Tag Archives: procrastination curve

Easy Now, Hard Later

From the Ask Tom mailbox –

Question:
I often think, especially in my coaching and team development but also in personal goals, about the hard part. I recently read another blog post about getting to the hard part in anything we undertake and how at times we can have the tendency to want to avoid it. How do we continue to enable or encourage the people around us to focus on the hard part. I want nothing more than the success of the people in my life.

Response:
This is a classic addiction curve. What is easy now, gets hard later. What is hard now, gets easy later. This is also the procrastination curve. The busy curve.

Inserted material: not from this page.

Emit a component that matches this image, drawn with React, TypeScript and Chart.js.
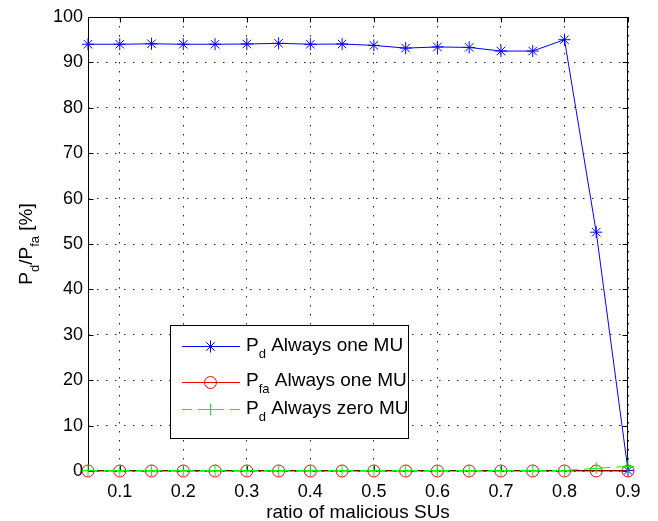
import React, { useEffect, useRef } from 'react';
import { Chart, registerables } from 'chart.js';

Chart.register(...registerables);

const X_VALUES = [0.05, 0.1, 0.15, 0.2, 0.25, 0.3, 0.35, 0.4, 0.45, 0.5, 0.55, 0.6, 0.65, 0.7, 0.75, 0.8, 0.85, 0.9];
const PD_ONE_MU = [94.0, 94.0, 94.1, 94.0, 94.0, 94.05, 94.2, 94.0, 94.05, 93.75, 93.15, 93.4, 93.3, 92.5, 92.5, 95.0, 52.6, 0.1];
const PFA_ONE_MU = [0, 0, 0, 0, 0, 0, 0, 0, 0, 0, 0, 0, 0, 0, 0, 0, 0, 0];
const PD_ZERO_MU = [0.1, 0.1, 0.1, 0.1, 0.1, 0.1, 0.1, 0.1, 0.1, 0.1, 0.1, 0.1, 0.1, 0.1, 0.1, 0.1, 0.6, 1.0];
const X_TICKS = [0.1, 0.2, 0.3, 0.4, 0.5, 0.6, 0.7, 0.8, 0.9];
const Y_TICKS = [0, 10, 20, 30, 40, 50, 60, 70, 80, 90, 100];
const X_TITLE = 'ratio of malicious SUs';

type Part = { t: string; sub?: boolean };
const Y_TITLE: Part[] = [{ t: 'P' }, { t: 'd', sub: true }, { t: '/P' }, { t: 'fa', sub: true }, { t: ' [%]' }];
const LEGEND_LABELS: Part[][] = [
  [{ t: 'P' }, { t: 'd', sub: true }, { t: ' Always one MU' }],
  [{ t: 'P' }, { t: 'fa', sub: true }, { t: ' Always one MU' }],
  [{ t: 'P' }, { t: 'd', sub: true }, { t: ' Always zero MU' }],
];

const FONT = '"Liberation Sans", Arial, sans-serif';
const MAIN_FONT = `19px ${FONT}`;
const SUB_FONT = `13px ${FONT}`;
const SUB_OFFSET = 7;

function measureRich(ctx: CanvasRenderingContext2D, parts: Part[]) {
  let w = 0;
  for (const p of parts) {
    ctx.font = p.sub ? SUB_FONT : MAIN_FONT;
    w += ctx.measureText(p.t).width;
  }
  return w;
}

function drawRich(ctx: CanvasRenderingContext2D, parts: Part[], x: number, y: number) {
  ctx.textAlign = 'left';
  ctx.textBaseline = 'alphabetic';
  ctx.fillStyle = '#000';
  let cx = x;
  for (const p of parts) {
    ctx.font = p.sub ? SUB_FONT : MAIN_FONT;
    ctx.fillText(p.t, cx, y + (p.sub ? SUB_OFFSET : 0));
    cx += ctx.measureText(p.t).width;
  }
}

function drawMarker(ctx: CanvasRenderingContext2D, style: string, x: number, y: number, r: number, color: string) {
  ctx.save();
  ctx.strokeStyle = color;
  ctx.lineWidth = 1;
  ctx.setLineDash([]);
  ctx.beginPath();
  if (style === 'circle') {
    ctx.arc(x, y, r, 0, Math.PI * 2);
  } else {
    ctx.moveTo(x - r, y); ctx.lineTo(x + r, y);
    ctx.moveTo(x, y - r); ctx.lineTo(x, y + r);
    if (style === 'star') {
      const d = r * Math.SQRT1_2;
      ctx.moveTo(x - d, y - d); ctx.lineTo(x + d, y + d);
      ctx.moveTo(x - d, y + d); ctx.lineTo(x + d, y - d);
    }
  }
  ctx.stroke();
  ctx.restore();
}

const SERIES_STYLE = [
  { color: '#0000ff', point: 'star', dash: [] as number[] },
  { color: '#ff0000', point: 'circle', dash: [] as number[] },
  { color: '#00ff00', point: 'cross', dash: [10, 6] },
];

const framePlugin = {
  id: 'matlabFrame',
  beforeDatasetsDraw(chart: any) {
    const { ctx, chartArea: a, scales } = chart;
    ctx.save();
    ctx.strokeStyle = '#000';
    ctx.lineWidth = 1;
    ctx.setLineDash([]);
    const L = Math.round(a.left) + 0.5;
    const R = Math.round(a.right) - 0.5;
    const T = Math.round(a.top) + 0.5;
    const B = Math.round(a.bottom) - 0.5;
    const tl = 5;
    ctx.beginPath();
    for (const v of X_TICKS) {
      const px = Math.round(scales.x.getPixelForValue(v)) + 0.5;
      ctx.moveTo(px, B); ctx.lineTo(px, B - tl);
      ctx.moveTo(px, T); ctx.lineTo(px, T + tl);
    }
    for (const v of Y_TICKS) {
      const py = Math.round(scales.y.getPixelForValue(v)) + 0.5;
      ctx.moveTo(L, py); ctx.lineTo(L + tl, py);
      ctx.moveTo(R, py); ctx.lineTo(R - tl, py);
    }
    ctx.stroke();
    ctx.strokeRect(L, T, R - L, B - T);
    ctx.restore();
  },
  afterDraw(chart: any) {
    const { ctx, chartArea: a } = chart;
    ctx.save();
    // x title
    ctx.font = MAIN_FONT;
    ctx.fillStyle = '#000';
    ctx.textAlign = 'center';
    ctx.textBaseline = 'alphabetic';
    ctx.fillText(X_TITLE, (a.left + a.right) / 2, 518);
    // y title
    const w = measureRich(ctx, Y_TITLE);
    ctx.save();
    ctx.translate(32, 244);
    ctx.rotate(-Math.PI / 2);
    drawRich(ctx, Y_TITLE, -w / 2, 0);
    ctx.restore();
    // legend
    const bx = 170.5, by = 325.5, bw = 238, bh = 113;
    ctx.fillStyle = '#fff';
    ctx.fillRect(bx, by, bw, bh);
    ctx.strokeStyle = '#000';
    ctx.lineWidth = 1;
    ctx.setLineDash([]);
    ctx.strokeRect(bx, by, bw, bh);
    const lineYs = [346, 382, 409];
    const baseYs = [351, 386, 414];
    LEGEND_LABELS.forEach((lab, i) => {
      const s = SERIES_STYLE[i];
      const ly = lineYs[i] + 0.5;
      ctx.save();
      ctx.strokeStyle = s.color;
      ctx.lineWidth = 1;
      ctx.setLineDash(s.dash);
      ctx.beginPath();
      ctx.moveTo(182, ly);
      ctx.lineTo(240, ly);
      ctx.stroke();
      ctx.restore();
      drawMarker(ctx, s.point, 210.5, ly, 6, s.color);
      drawRich(ctx, lab, 246, baseYs[i]);
    });
    ctx.restore();
  },
};

export default function App() {
  const ref = useRef<HTMLCanvasElement | null>(null);
  useEffect(() => {
    if (!ref.current) return;
    const series = [PD_ONE_MU, PFA_ONE_MU, PD_ZERO_MU];
    const datasets = series.map((vals, i) => {
      const s = SERIES_STYLE[i];
      return {
        label: String(i),
        data: X_VALUES.map((x, j) => ({ x, y: vals[j] })),
        borderColor: s.color,
        backgroundColor: 'transparent',
        borderWidth: 1,
        borderDash: s.dash,
        pointStyle: s.point,
        pointRadius: 6,
        pointBorderColor: s.color,
        pointBackgroundColor: 'transparent',
        pointBorderWidth: 1,
        tension: 0,
        clip: false as any,
        order: 2 - i,
      };
    });
    const chart = new Chart(ref.current, {
      type: 'line',
      data: { datasets: datasets as any },
      options: {
        animation: false,
        responsive: false,
        events: [],
        layout: { padding: { top: 17, right: 30, left: 0, bottom: 0 } },
        plugins: { legend: { display: false }, tooltip: { enabled: false } },
        scales: {
          x: {
            type: 'linear',
            min: 0.05,
            max: 0.9,
            afterBuildTicks: (scale: any) => { scale.ticks = X_TICKS.map((v) => ({ value: v })); },
            afterFit: (scale: any) => { scale.height = 50; },
            ticks: {
              font: { family: FONT, size: 18 },
              color: '#000',
              padding: 10,
              maxRotation: 0,
              autoSkip: false,
              callback: (v: any) => String(Number(v).toFixed(1)),
            },
            grid: { color: 'rgba(0,0,0,0.85)', drawTicks: false, lineWidth: 1 },
            border: { display: false, dash: [1.5, 7.5] },
          },
          y: {
            type: 'linear',
            min: 0,
            max: 100,
            afterBuildTicks: (scale: any) => { scale.ticks = Y_TICKS.map((v) => ({ value: v })); },
            afterFit: (scale: any) => { scale.width = 88; },
            ticks: {
              font: { family: FONT, size: 18 },
              color: '#000',
              padding: 5,
              autoSkip: false,
              callback: (v: any) => String(v),
            },
            grid: { color: 'rgba(0,0,0,0.85)', drawTicks: false, lineWidth: 1 },
            border: { display: false, dash: [1.5, 7.5] },
          },
        },
      },
      plugins: [framePlugin],
    });
    return () => chart.destroy();
  }, []);
  return (
    <div style={{ position: 'absolute', left: 0, top: 0, width: 658, height: 521, background: '#fff' }}>
      <canvas ref={ref} width={658} height={521} style={{ display: 'block', width: 658, height: 521 }} />
    </div>
  );
}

David Allen, in his book Getting Things Done, provides a model to work an INBOX (or a to-do list). Work down the list, anything that takes less than two minutes, do now. If it takes more than two minutes, schedule it, delegate it or put it into a project loop. It’s a sucker punch model. It’s too easy to knock out all the two minute tasks and too hard to work on the stuff in the project loop.

Easy to understand, we know what we (and our team) need to do. We just don’t do it. It’s too hard.

Embedded in David Allen’s model, down in the bottom right hand corner is a piece of brilliance. It’s called next action. I call it robust next step, or robust first step. When I encounter anything that looks hard, I just ask, what is the robust next step? And, if I can do that step in less than two minutes, I do it now. Even if it’s hard.